**YOUR GOAL**
Identify each line holding the string "draw" and copy it.
· · · ·
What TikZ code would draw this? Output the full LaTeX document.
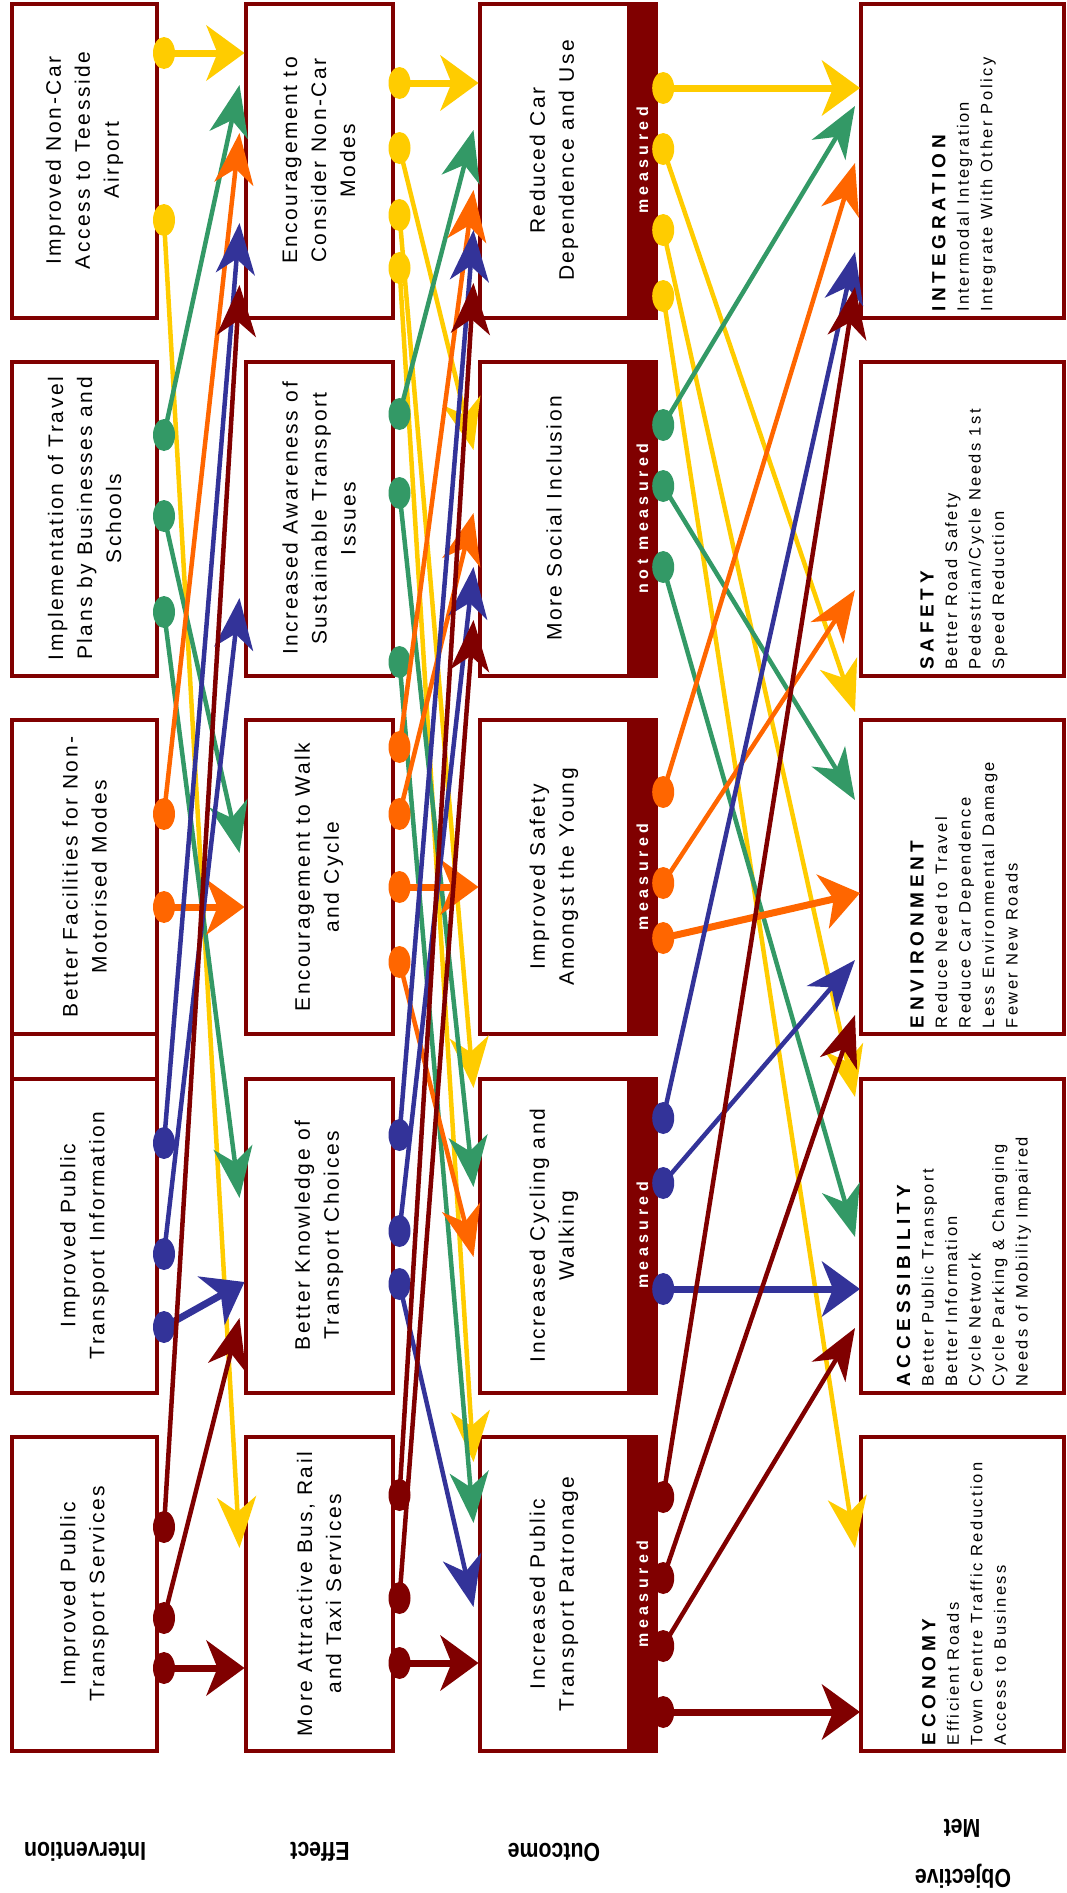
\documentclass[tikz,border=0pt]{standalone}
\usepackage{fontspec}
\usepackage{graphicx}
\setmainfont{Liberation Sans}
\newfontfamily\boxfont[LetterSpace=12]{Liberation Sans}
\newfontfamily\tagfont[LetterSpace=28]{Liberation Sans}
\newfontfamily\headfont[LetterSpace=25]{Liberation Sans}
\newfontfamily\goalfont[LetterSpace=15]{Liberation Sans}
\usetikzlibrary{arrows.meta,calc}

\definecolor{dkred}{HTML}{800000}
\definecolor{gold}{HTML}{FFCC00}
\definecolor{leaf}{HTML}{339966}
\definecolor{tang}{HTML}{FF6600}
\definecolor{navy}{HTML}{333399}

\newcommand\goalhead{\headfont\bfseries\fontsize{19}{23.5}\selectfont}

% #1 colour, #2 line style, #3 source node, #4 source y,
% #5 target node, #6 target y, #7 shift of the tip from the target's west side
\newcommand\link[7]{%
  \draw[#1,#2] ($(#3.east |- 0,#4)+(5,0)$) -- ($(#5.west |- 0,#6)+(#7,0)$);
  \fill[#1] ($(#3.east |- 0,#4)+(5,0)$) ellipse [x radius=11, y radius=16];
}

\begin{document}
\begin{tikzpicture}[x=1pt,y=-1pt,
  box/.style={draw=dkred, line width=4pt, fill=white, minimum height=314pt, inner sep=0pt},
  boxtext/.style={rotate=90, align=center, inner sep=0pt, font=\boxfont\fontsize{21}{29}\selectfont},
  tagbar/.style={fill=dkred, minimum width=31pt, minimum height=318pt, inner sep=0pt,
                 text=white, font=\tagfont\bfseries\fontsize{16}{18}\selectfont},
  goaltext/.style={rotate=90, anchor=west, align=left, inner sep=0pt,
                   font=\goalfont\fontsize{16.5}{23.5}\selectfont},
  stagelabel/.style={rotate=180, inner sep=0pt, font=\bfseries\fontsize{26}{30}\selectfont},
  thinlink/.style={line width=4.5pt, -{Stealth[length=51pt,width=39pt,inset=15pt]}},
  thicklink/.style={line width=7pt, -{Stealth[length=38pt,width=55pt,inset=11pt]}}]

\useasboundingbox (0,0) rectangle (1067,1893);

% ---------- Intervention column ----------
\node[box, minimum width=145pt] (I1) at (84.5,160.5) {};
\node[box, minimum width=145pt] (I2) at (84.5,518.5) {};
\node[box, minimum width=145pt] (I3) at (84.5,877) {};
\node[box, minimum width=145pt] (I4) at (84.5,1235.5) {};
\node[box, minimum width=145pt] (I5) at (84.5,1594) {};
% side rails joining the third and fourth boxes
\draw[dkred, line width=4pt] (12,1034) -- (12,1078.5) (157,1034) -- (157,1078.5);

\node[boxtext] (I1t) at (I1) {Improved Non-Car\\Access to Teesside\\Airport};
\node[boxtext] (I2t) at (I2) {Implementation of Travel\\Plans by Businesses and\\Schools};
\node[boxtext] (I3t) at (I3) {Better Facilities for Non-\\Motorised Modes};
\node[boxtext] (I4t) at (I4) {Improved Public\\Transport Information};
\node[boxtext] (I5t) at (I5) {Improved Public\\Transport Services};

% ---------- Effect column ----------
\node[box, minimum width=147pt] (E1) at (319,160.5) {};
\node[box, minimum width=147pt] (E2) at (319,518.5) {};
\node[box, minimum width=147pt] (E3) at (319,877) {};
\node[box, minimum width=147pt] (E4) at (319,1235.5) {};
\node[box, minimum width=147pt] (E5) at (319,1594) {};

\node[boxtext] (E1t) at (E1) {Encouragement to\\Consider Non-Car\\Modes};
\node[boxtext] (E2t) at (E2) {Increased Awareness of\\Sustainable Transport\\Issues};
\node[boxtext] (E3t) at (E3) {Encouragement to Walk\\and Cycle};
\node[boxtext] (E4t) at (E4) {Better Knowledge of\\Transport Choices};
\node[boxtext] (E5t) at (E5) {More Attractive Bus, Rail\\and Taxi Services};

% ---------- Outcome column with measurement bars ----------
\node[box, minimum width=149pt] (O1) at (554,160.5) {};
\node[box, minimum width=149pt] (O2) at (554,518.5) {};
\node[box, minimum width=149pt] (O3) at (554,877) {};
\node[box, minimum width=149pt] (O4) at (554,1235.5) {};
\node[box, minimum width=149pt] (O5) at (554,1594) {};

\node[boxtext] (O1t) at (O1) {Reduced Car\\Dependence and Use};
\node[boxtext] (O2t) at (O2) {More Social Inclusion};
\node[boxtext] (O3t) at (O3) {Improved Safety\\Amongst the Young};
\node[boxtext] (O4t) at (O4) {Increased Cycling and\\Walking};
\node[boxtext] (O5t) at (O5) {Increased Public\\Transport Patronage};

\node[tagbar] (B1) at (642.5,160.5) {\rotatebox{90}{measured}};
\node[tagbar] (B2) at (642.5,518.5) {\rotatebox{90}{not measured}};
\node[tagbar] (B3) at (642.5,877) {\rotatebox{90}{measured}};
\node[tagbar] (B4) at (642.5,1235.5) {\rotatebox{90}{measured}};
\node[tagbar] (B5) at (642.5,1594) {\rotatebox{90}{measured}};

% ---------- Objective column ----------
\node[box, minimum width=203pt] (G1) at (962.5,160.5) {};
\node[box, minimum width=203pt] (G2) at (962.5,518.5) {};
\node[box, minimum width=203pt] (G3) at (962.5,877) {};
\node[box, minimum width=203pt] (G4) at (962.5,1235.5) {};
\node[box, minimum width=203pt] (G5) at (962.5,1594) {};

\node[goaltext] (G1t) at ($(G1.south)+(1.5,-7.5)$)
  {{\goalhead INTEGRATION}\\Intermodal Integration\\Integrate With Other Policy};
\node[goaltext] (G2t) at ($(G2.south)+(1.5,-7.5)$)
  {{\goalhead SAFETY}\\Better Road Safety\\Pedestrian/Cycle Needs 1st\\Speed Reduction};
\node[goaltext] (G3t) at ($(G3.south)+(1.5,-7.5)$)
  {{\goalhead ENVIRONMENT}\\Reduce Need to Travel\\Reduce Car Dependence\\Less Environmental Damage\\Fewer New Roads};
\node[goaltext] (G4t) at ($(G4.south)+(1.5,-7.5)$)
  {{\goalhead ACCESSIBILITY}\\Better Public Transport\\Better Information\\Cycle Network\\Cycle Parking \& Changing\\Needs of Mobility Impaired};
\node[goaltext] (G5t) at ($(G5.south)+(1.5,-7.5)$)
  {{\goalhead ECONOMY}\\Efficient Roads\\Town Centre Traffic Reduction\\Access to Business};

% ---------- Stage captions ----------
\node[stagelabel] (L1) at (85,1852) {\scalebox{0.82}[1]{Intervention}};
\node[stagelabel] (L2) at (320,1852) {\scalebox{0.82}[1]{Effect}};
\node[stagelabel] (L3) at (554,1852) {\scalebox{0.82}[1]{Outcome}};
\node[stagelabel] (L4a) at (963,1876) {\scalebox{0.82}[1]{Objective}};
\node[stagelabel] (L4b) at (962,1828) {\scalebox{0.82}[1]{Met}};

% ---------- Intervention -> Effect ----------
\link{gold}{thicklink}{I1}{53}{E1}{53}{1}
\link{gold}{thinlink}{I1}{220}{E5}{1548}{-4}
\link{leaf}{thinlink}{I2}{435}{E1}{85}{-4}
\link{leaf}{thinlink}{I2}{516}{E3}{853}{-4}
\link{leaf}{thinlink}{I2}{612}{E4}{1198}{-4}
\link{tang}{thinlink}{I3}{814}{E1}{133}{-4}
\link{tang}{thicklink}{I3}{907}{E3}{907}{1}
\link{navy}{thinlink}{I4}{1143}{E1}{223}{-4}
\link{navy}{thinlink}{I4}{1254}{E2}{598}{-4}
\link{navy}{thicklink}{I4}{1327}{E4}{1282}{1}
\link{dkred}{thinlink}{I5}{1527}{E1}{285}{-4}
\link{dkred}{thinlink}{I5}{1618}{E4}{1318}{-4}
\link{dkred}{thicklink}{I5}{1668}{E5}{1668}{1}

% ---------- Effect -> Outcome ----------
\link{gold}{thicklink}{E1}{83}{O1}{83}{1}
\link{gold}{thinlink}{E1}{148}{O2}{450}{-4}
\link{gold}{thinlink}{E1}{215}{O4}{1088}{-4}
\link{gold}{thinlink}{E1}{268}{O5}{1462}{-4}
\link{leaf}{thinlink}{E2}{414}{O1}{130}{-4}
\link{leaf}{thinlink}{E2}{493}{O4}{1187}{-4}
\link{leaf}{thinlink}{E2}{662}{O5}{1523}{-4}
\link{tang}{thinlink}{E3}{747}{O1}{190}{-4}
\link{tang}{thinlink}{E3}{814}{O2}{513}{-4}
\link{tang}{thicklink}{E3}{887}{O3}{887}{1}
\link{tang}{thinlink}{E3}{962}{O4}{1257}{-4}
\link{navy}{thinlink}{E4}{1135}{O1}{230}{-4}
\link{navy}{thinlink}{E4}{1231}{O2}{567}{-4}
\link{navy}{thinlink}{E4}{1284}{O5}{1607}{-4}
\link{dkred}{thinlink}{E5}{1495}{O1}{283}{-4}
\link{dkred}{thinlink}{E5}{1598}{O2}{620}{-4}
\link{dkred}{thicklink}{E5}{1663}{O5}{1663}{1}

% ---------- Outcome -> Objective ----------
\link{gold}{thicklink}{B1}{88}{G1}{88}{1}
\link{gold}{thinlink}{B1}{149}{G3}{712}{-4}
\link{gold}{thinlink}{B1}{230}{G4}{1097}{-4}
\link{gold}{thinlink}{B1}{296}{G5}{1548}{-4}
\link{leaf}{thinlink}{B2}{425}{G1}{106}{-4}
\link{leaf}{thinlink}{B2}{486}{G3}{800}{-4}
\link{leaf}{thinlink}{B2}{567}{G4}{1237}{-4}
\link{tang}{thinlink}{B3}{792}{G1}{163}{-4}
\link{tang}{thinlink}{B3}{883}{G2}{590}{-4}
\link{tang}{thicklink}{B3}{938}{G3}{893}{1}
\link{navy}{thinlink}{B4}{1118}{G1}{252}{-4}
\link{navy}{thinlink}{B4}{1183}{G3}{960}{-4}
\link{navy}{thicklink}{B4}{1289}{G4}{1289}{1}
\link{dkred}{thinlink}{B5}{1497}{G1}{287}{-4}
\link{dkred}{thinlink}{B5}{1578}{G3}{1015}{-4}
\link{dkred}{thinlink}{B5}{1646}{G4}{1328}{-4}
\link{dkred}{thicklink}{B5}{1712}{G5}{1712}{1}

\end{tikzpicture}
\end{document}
· · · ·
**OUTPUT FOR THIS TASK**
What TikZ code would draw this? Output the full LaTeX document.
  \draw[#1,#2] ($(#3.east |- 0,#4)+(5,0)$) -- ($(#5.west |- 0,#6)+(#7,0)$);
  box/.style={draw=dkred, line width=4pt, fill=white, minimum height=314pt, inner sep=0pt},
\draw[dkred, line width=4pt] (12,1034) -- (12,1078.5) (157,1034) -- (157,1078.5);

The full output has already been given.